How Companies Can Get Smart About Raising Prices

This is the title of a big article that appeared in the corporate finance section of the Wall Street Journal and, in our view, is about 80% right. The authors are two academic professors, Aliwada and Farris, from Tuck and Darden, two otherwise good business schools.

However, to start with, the article doesn’t mention b2b companies, which comprise 30% of the economy, preferring to concentrate on the 70% that are retailers.

The other starting problem with the article is that it appears to assume that you and your company have great knowledge of your market position and your competitors. Most smaller companies know their competitors, but haven’t a clue about their market position. Why positioning is important will come out. Here are the Journal tenets:

1. The Big Mistake: Slashing Promotions. We argree in times of slow growth this is a mistake, but one should intensify efforts to figure out which promotions are effective and do more of the best.

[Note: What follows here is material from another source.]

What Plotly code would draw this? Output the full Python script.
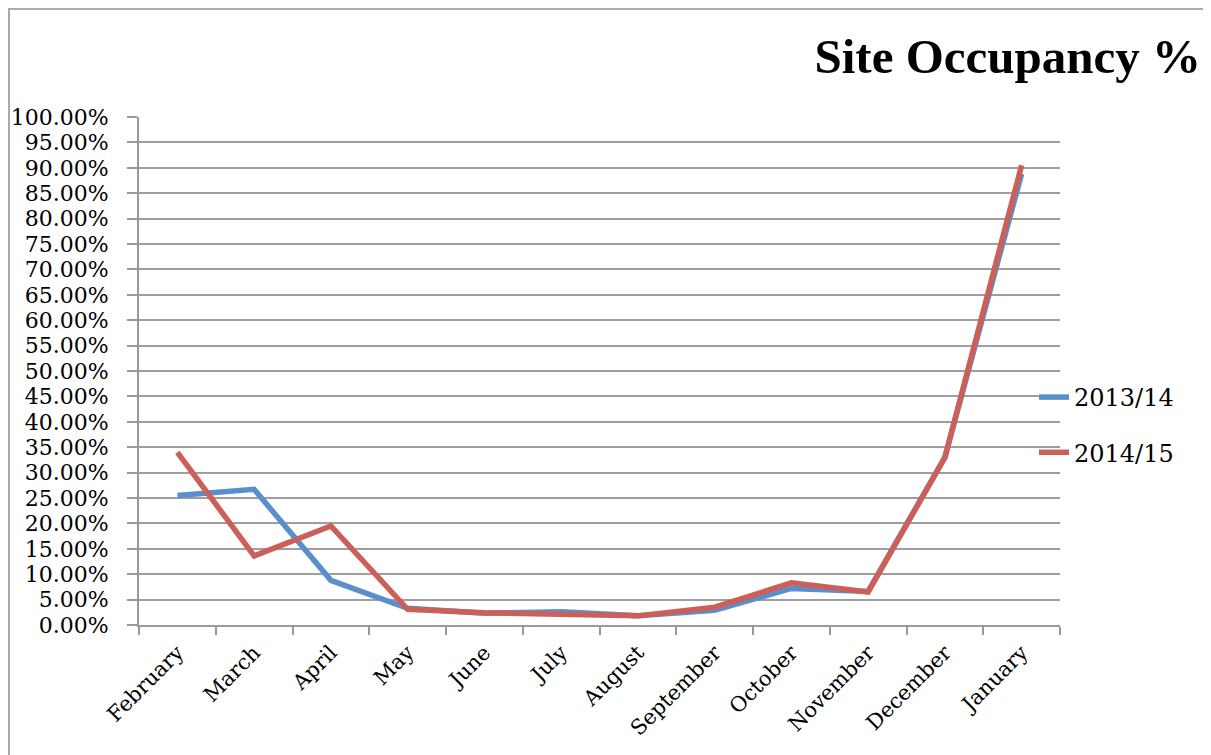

2. Cutting Quality Can Backfire. You bet. In fact, it usually doesn’t cost much to increase quality (we’l leave it up to you to figure out what your quality measures are), and less than revenue increases, so there’s a positive net effect on the bottom line. Again, you have to know how your quality stacks up against your competition to make this argument. The authors also argue against cutting amounts in the packages, which amounts to a price increase. We see lots of this done, so we’d like some empirical data, please.

3. Wait for an Opening. It’s better to raise prices when introducting a new or improved product, whose costs might not be much more than the old product. Your position in the market is important, because if you’re a follower and you raise first, you might get kneecapped. Look at the airlines.

4. Keep the Deals Coming. This is sort of like keeping promotional costs up, but price increases can be disguised by promotional deals, such as bundling. Only a portion of most markets, business and consumer, is price sensitive.

5. Give them good, better and best. Think gasoline grades. There’s not much cost diference between 87 and 91 octane, but there’s 20-30 cents difference at retail. Could you do this? This strategy does apply to consumer and b2b products.

6. Make products LOOK more valuable. Change the packaging, after doing a little market research on focus groups. This could tie into item (5) above.

7. Raise Prices the Right Way. Spell out for customers why you’re raising prices, in terms they can understand (and your customers are smarter than you think they are) and don’t go out and buy a new corporate jet the month after. Looks bad. Spell out which raw materials went up. You can’t use Obamacare yet, because it hasn’t hurt you much, aside from some provisions, such as coverage of pre-existing conditions, washing through your insurance policy.

So, if you want to read the WSJ article, we imagine you can find it at wsj.com.